After the first discovery of DNA double helix by Watson and Crick in 1953, researchers sought for methods for reading DNA nucleotide sequences (DNA sequencing). In 1977, two groups developed DNA sequencing method. One is the method that is developed b...
After the first discovery of DNA double helix by Watson and Crick in 1953, researchers sought for methods for reading DNA nucleotide sequences (DNA sequencing). In 1977, two groups developed DNA sequencing method. One is the method that is developed by Allan Maxam and Water Gilbert which is based on the chemical modification of DNA that breaks DNA sequences at specific bases. The other is developed by Fredrick Sanger and his colleagues and dominated DNA sequencing field about 30 years.
In early 2000s, new sequencing methodology called next-generation sequencing(NGS) was introduced and now, the era of third-generation sequencing, represented by PacBio sequencing and Nanopore sequencing, has arrived. The biggest difference after next-generation sequencing is the introduction of the concept of “massively-parallel high-throughput” to sequencing technology (Figure 1). Using these technologies researchers discovered the genetic difference between people or population (population genomics), cancer driving mutations of human genome (cancer genomics), and genetic factors related the other human disorders such as autism and diabetes. Early of 2021, which is the 20 years after the first human “draft” genome sequencing, researchers found the “complete” human genome sequencing using all the technologies have developed. Now researchers are look forward to more precisely understand the human genome and genetics. So the improvement of DNA sequencing technologies has led the understanding of life science.
In addition, advances in sequencing technology are reducing the cost of sequencing at a rate faster than Moore’s law to the extent that the human genome can be sequenced analyzed for $1,000 (Figure 2A). Through this, many researchers have been able to produce large amounts of data more easily than before (Figure 2B).

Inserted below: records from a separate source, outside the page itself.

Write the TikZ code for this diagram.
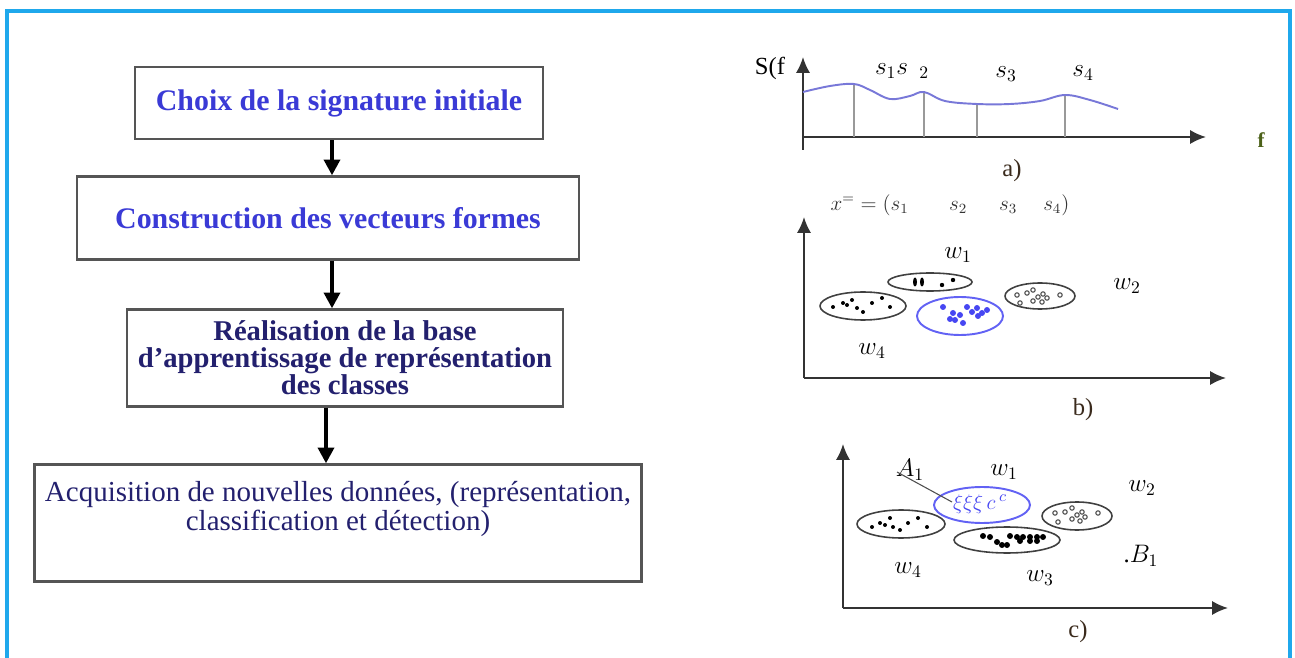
\documentclass[tikz,border=0pt]{standalone}
\usepackage{fontspec}
\setmainfont{Liberation Serif}
\usetikzlibrary{arrows.meta, calc}

\definecolor{framecyan}{HTML}{1FA8EC}
\definecolor{titleblue}{HTML}{3A3AD6}
\definecolor{navytext}{HTML}{23206E}
\definecolor{boxgray}{HTML}{555555}
\definecolor{curveblue}{HTML}{7878D8}
\definecolor{clusterblue}{HTML}{4646F2}
\definecolor{capbrown}{HTML}{3A2A1C}

\tikzset{
  stepbox/.style={draw=boxgray, line width=1.3pt, fill=white, inner sep=2pt, align=center},
  flow/.style={line width=2.6pt, -{Triangle[length=9pt, width=9pt]}},
  axis/.style={line width=1.1pt, draw=black!80, -{Latex[length=9pt, width=8pt]}},
  cluster/.style={draw=black!75, line width=0.9pt},
  bluecluster/.style={draw=clusterblue!85, line width=1.1pt},
  tick/.style={draw=black!40, line width=0.9pt},
  lbl/.style={font=\fontsize{14}{16}\selectfont},
}

\begin{document}
\begin{tikzpicture}[x=0.02cm, y=-0.02cm, >=Latex]
        \useasboundingbox (0,0) rectangle (1295,658);

        % --- FRAME ---
        \draw[framecyan, line width=1.8pt] (7,658) -- (7,11) -- (1290,11) -- (1290,658);

        % --- FLOW CHART (LEFT) ---
        \node[stepbox, minimum width=8.16cm, minimum height=1.44cm, text=titleblue,
              font=\bfseries\fontsize{17}{20}\selectfont] (choix) at (339,103)
              {Choix de la signature initiale};
        \node[stepbox, minimum width=10.04cm, minimum height=1.66cm, text=titleblue,
              font=\bfseries\fontsize{17}{20}\selectfont] (vect) at (328,218)
              {Construction des vecteurs formes};
        \node[stepbox, minimum width=8.72cm, minimum height=1.94cm, text=navytext,
              font=\bfseries\fontsize{16.3}{15.3}\selectfont] (base) at (345,358)
              {Réalisation de la base\\ d'apprentissage de représentation\\ des classes};
        \node[stepbox, minimum width=12.14cm, minimum height=2.34cm, text=navytext,
              font=\fontsize{16.5}{15}\selectfont] (acq) at (338,523)
              {\parbox[c][1.65cm][t]{12cm}{\centering Acquisition de nouvelles données, (représentation,\\ classification et détection)}};

        % Arrows
        \draw[flow] (choix.south) ++(-7,0) coordinate (c1) -- (c1 |- vect.north);
        \draw[flow] (vect.south) ++(4,0) coordinate (c2) -- (c2 |- base.north);
        \draw[flow] (base.south) ++(-19,0) coordinate (c3) -- (c3 |- acq.north);

        % --- a) SIGNATURE ---
        \coordinate (Oa) at (803,137);
        \draw[axis] (803,150) -- (803,57);
        \draw[axis] (Oa) -- (1206,137);
        \foreach \xs/\ys in {854/84, 924/92, 977/104, 1065/95}
            \draw[tick] (\xs,\ys) -- (\xs,137);
        \draw[curveblue, line width=1.1pt] plot[smooth, tension=0.6] coordinates
            {(803,92) (830,86) (854,84) (870,90) (890,99) (910,96) (924,92) (945,101)
             (977,104) (1010,104) (1040,101) (1065,95) (1090,100) (1118,109)};
        \node[lbl] (Sf) at (770,68) {S(f};
        \node[lbl] (s12) at (902,71) {$s_1s\;\,{}_2$};
        \node[lbl] (s3) at (1006,74) {$s_3$};
        \node[lbl] (s4) at (1083,73) {$s_4$};
        \node[font=\bfseries\fontsize{12}{14}\selectfont, text=black!70!green!60!brown] (fa) at (1261,140) {f};
        \node[lbl, text=capbrown] (capa) at (1012,171) {a)};

        % --- b) LEARNING BASE ---
        \node[font=\fontsize{11.5}{13}\selectfont, text=black!80] (xvec) at (950,205)
            {$x^{=} = (s_1\qquad s_2\quad\;\; s_3\quad\; s_4)$};
        \draw[axis] (804,378) -- (804,217);
        \draw[axis] (804,378) -- (1226,378);
        \draw[cluster] (930,282) ellipse (42 and 9);
        \draw[cluster] (863,306) ellipse (43 and 14);
        \draw[bluecluster] (960,316) ellipse (43 and 19);
        \draw[cluster] (1040,296) ellipse (35 and 13);
        % points
        \foreach \px/\py in {833/307, 843/303, 852/300, 857/308, 863/312, 872/303, 882/298, 890/307, 847/305}
            \fill (\px,\py) circle (2);
        \foreach \px/\py in {915/282, 922/282}
            \fill (\px,\py) ellipse (2 and 4.5);
        \foreach \px/\py in {942/285, 953/280}
            \fill (\px,\py) circle (2.2);
        \foreach \px/\py in {943/307, 953/313, 955/320, 963/323, 967/307, 972/312, 977/308, 982/313, 987/310, 960/315, 950/319, 978/316}
            \fill[clusterblue] (\px,\py) circle (3);
        \foreach \px/\py in {1017/295, 1027/293, 1033/290, 1038/297, 1043/294, 1047/298, 1060/295, 1033/301, 1020/303, 1042/302}
            \draw[black!70, line width=0.6pt] (\px,\py) circle (2.2);
        \node[lbl] (w1b) at (958,255) {$w_1$};
        \node[lbl] (w2b) at (1127,286) {$w_2$};
        \node[lbl] (w4b) at (872,351) {$w_4$};
        \node[lbl, text=capbrown] (capb) at (1083,410) {b)};

        % --- c) CLASSIFICATION ---
        \draw[axis] (843,608) -- (843,444);
        \draw[axis] (843,608) -- (1228,608);
        \draw[bluecluster] (982,505) ellipse (48 and 18);
        \draw[cluster] (901,524) ellipse (44 and 14);
        \draw[cluster] (1077,516) ellipse (35 and 14);
        \draw[cluster] (1007,540) ellipse (53 and 13);
        \foreach \px/\py in {872/527, 880/523, 890/518, 893/527, 900/530, 908/523, 918/518, 927/527, 885/525}
            \fill (\px,\py) circle (2);
        \foreach \px/\py in {1055/513, 1065/512, 1072/508, 1077/515, 1082/512, 1085/517, 1098/513, 1072/519, 1058/522, 1080/521}
            \draw[black!70, line width=0.6pt] (\px,\py) circle (2.2);
        \foreach \px/\py in {983/536, 990/537, 997/542, 1002/545, 1010/536, 1017/537, 1023/537, 1030/537, 1037/537, 1043/537, 1020/541, 1007/545, 1030/541, 1037/541}
            \fill (\px,\py) circle (3);
        \node[font=\bfseries\fontsize{13}{15}\selectfont, text=clusterblue] (newpts) at (980,504) {$\xi\xi\xi\,c\,^{c}$};
        \node[lbl] (A1) at (910,470) {$A_1$};
        \draw[black!70, line width=0.6pt] (897,472) -- (952,502);
        \node[lbl] (w1c) at (1004,472) {$w_1$};
        \node[lbl] (w2c) at (1142,488) {$w_2$};
        \node[lbl] (B1) at (1141,556) {.$B_1$};
        \node[lbl] (w4c) at (908,570) {$w_4$};
        \node[lbl] (w3c) at (1040,578) {$w_3$};
        \node[lbl, text=capbrown] (capc) at (1078,632) {c)};
\end{tikzpicture}
\end{document}
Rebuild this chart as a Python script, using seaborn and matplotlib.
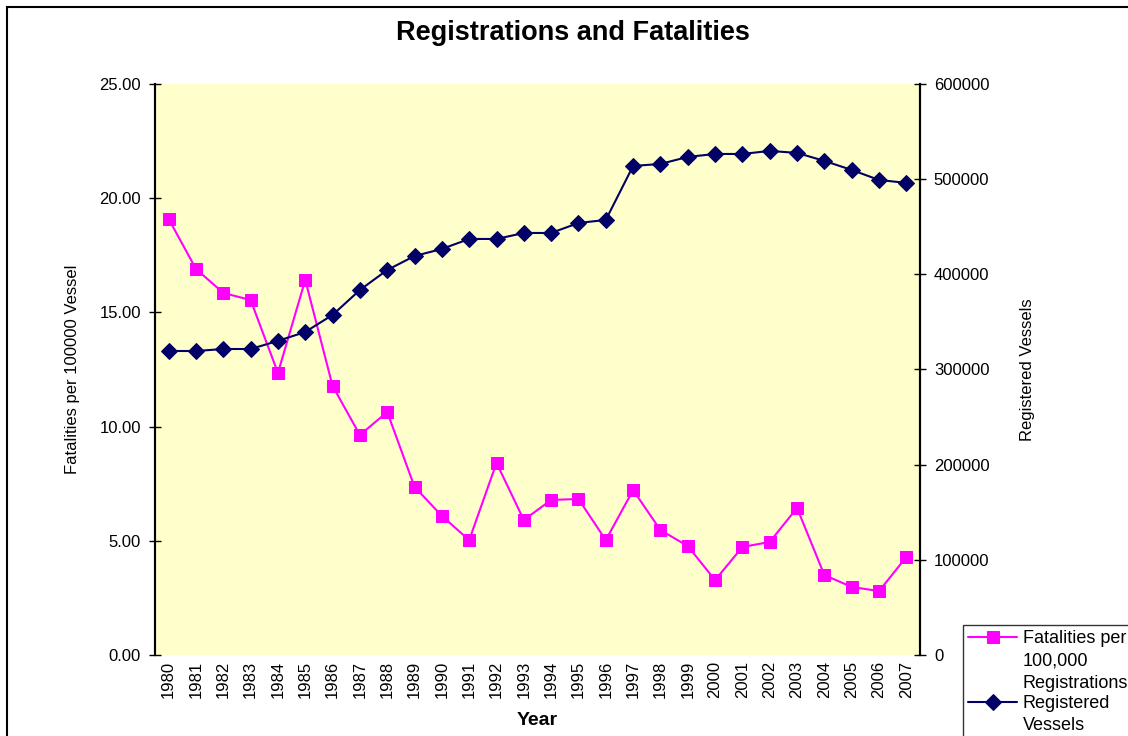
from matplotlib import pyplot as plt
from matplotlib.patches import Rectangle
import numpy as np
import seaborn as sns
import pandas as pd

# values
years = [str(y) for y in range(1980, 2008)]
fatalities = [19.09, 16.90, 15.85, 15.54, 12.35, 16.42, 11.78, 9.63, 10.64, 7.36,
              6.09, 5.03, 8.41, 5.91, 6.79, 6.83, 5.03, 7.22, 5.47, 4.77,
              3.28, 4.73, 4.95, 6.44, 3.50, 2.98, 2.80, 4.29]
registered = [319400, 319400, 321500, 321500, 330000, 339400, 357300, 383500, 404500, 419200,
              426600, 437100, 437100, 443400, 443400, 453900, 457100, 513800, 515900, 523300,
              526400, 526400, 529600, 527500, 519100, 509600, 499100, 496000]

df = pd.DataFrame({'Year': years, 'Fatalities': fatalities, 'Registered': registered})
df['pos'] = np.arange(len(years))

sns.set_style('white')
plt.rcParams['font.family'] = ['Liberation Sans', 'DejaVu Sans']
#seaborn greys out the text, reference is plain black
for key in ['text.color', 'axes.labelcolor', 'xtick.color', 'ytick.color']:
    plt.rcParams[key] = 'black'

fig = plt.figure(figsize=(11.28, 7.36), dpi=100)
ax = fig.add_axes([0.1374, 0.110, 0.6782, 0.776])
ax.set_facecolor('#FFFFCC')
ax2 = ax.twinx()

#Fatalities on the left axis, vessels on the right
sns.lineplot(data=df, x='pos', y='Fatalities', ax=ax, color='#FF00FF', marker='s',
             markersize=9, markeredgecolor='#FF00FF', linewidth=1.5,
             label='Fatalities per\n100,000\nRegistrations', legend=False)
sns.lineplot(data=df, x='pos', y='Registered', ax=ax2, color='#000066', marker='D',
             markersize=8, markeredgecolor='#000066', linewidth=1.5,
             label='Registered\nVessels', legend=False)

ax.set_xlim(-0.5, len(years) - 0.5)
ax.set_ylim(0, 25)
ax2.set_ylim(0, 600000)
ax.set_yticks(np.arange(0, 26, 5))
ax.set_yticklabels(['%.2f' % v for v in np.arange(0, 26, 5)], fontsize=12)
ax2.set_yticks(np.arange(0, 600001, 100000))
ax2.set_yticklabels([str(v) for v in range(0, 600001, 100000)], fontsize=12)
ax.set_xticks(df['pos'])
ax.set_xticklabels(years, rotation=90, fontsize=12)

ax.tick_params(axis='y', direction='inout', length=8, width=1, left=True, pad=6)
ax.tick_params(axis='x', which='major', length=0, pad=4)
ax2.tick_params(axis='y', direction='inout', length=8, width=1, right=True, pad=6)

for a in (ax, ax2):
    for s in a.spines.values():
        s.set_visible(False)
    a.spines['left'].set_visible(True)
    a.spines['right'].set_visible(True)
    a.spines['left'].set_color('black')
    a.spines['right'].set_color('black')
    a.spines['left'].set_linewidth(1.5)
    a.spines['right'].set_linewidth(1.5)

ax.set_xlabel('Year', fontsize=14, fontweight='bold', labelpad=10)
ax.set_ylabel('Fatalities per 100000 Vessel', fontsize=12, labelpad=14)
ax2.set_ylabel('Registered Vessels', fontsize=12, labelpad=22)

fig.text(0.508, 0.955, 'Registrations and Fatalities', ha='center', va='center',
         fontsize=19.5, fontweight='bold')

h1, l1 = ax.get_legend_handles_labels()
h2, l2 = ax2.get_legend_handles_labels()
leg = fig.legend(h1 + h2, l1 + l2, loc='upper left', bbox_to_anchor=(0.8537, 0.151),
                 borderaxespad=0, fontsize=13, frameon=True, fancybox=False,
                 edgecolor='black', borderpad=0.3, labelspacing=0.2,
                 handlelength=2.7, handletextpad=0.3)
leg.get_frame().set_linewidth(1)
for t in leg.get_texts():
    t.set_linespacing(1.4)
#put the marker next to the first line of each entry, like Excel does
for col in leg._legend_handle_box.get_children():
    for row in col.get_children():
        row.align = 'top'

fig.patches.append(Rectangle((0.006, -0.01), 1.0, 1.0, transform=fig.transFigure,
                             fill=False, edgecolor='black', linewidth=1.5))

fig.savefig('out.png', dpi=100)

The data produced in this way has become the driving force that transforms the current molecular biology into 'big data science'. Although molecular biology is transforming to big data science, the lab work of individual synthetic biology laboratory is still performed in low-throughput manners such as sequence verification of cloned plasmids one by one manners and this procedure is not only time consuming but also labor and cost intensive step when the number of samples to be analyzed gets larger.
Recently, as the concept of personalized medicine has been introduced in the field of molecular diagnosis, clinicians and medical researchers are sequencing and analyzing patient data. Liquid biopsy, that detects circulating tumor DNA (ctDNA) from of patient’s plasma sample which originated from various sources of cell deaths including apoptosis and necrosis has drawn attention. Because liquid biopsy do not required tumor tissue by obtained by surgery or needle biopsy, this settings is favorable for cancer patients compared to the traditional tumor biopsy based precision medicine. However, previous studies showed that there are two major challenges in liquid biopsy settings. The first challenge is the limit of input amount of material. Previous mathematical model has shown that in early stage of lung cancer patient has median 1.5 ctDNA molecules in 15mL of patient’s plasma samples which is typical blood draw amount [1]. To increase the tumor DNA from plasma samples, the only method is to obtain more blood from patients which is unfavorable. The second challenge is the distinguishing the true tumor DNA signal from background error which is introduced several sources of errors. Acquisition of sequencing data requires DNA extraction, library preparation, and a machine to perform DNA sequencing. In sequencing library preparation step, PCR (Polymerase Chain Reaction) step is required. Because polymerase has error rate (10^(-6)~ 10^(-4))[2], these errors are introduced to original DNA source molecules. Another source of error is sequencing instrument which is known to have 0.1% to 1% [3]. These sources of errors are accumulated in sequencing data. Plus, typical ctDNA fraction in patient’s blood contains less than 1% [4], which is very close to the errors. Because of these challenges, distinguishing true signal and background error requires strong bioinformatics.
Although now biology has moved to data rich science, sill the bioinformatics pipeline is very complicated and not user friendly. For sequencing data analysis, many steps are required (Figure 3). Several different software are required to process sequencing data and these software are not suitable for researchers not having backgrounds in bioinformatics. This hinders the researchers to discover valuable results such as new cancer drug discovery or early diagnosis of patients with disease.
To tackle these problems, I have devised bioinformatics software and pipelines to offer efficient and simple methods for researchers in the field of synthetic biology and precision medicine.
The first part, chapter 1 of this dissertation, I introduce an analysis platform called TnClone to provide synthetic biologists a paradigm shift of their work which reduce the time, cost and labor for the analysis of the various cloned plasmids unprecedented scale.
The second part, chapter 2 of this dissertation, I introduce analytical method that distinguishes sequencing error signals and true variant signal from targeted gene sequencing data of liquid biopsy sample of metastatic colorectal cancer patients. After calling variants from liquid biopsy samples, I investigated the clinical characteristics of patients in conjunction with called variants.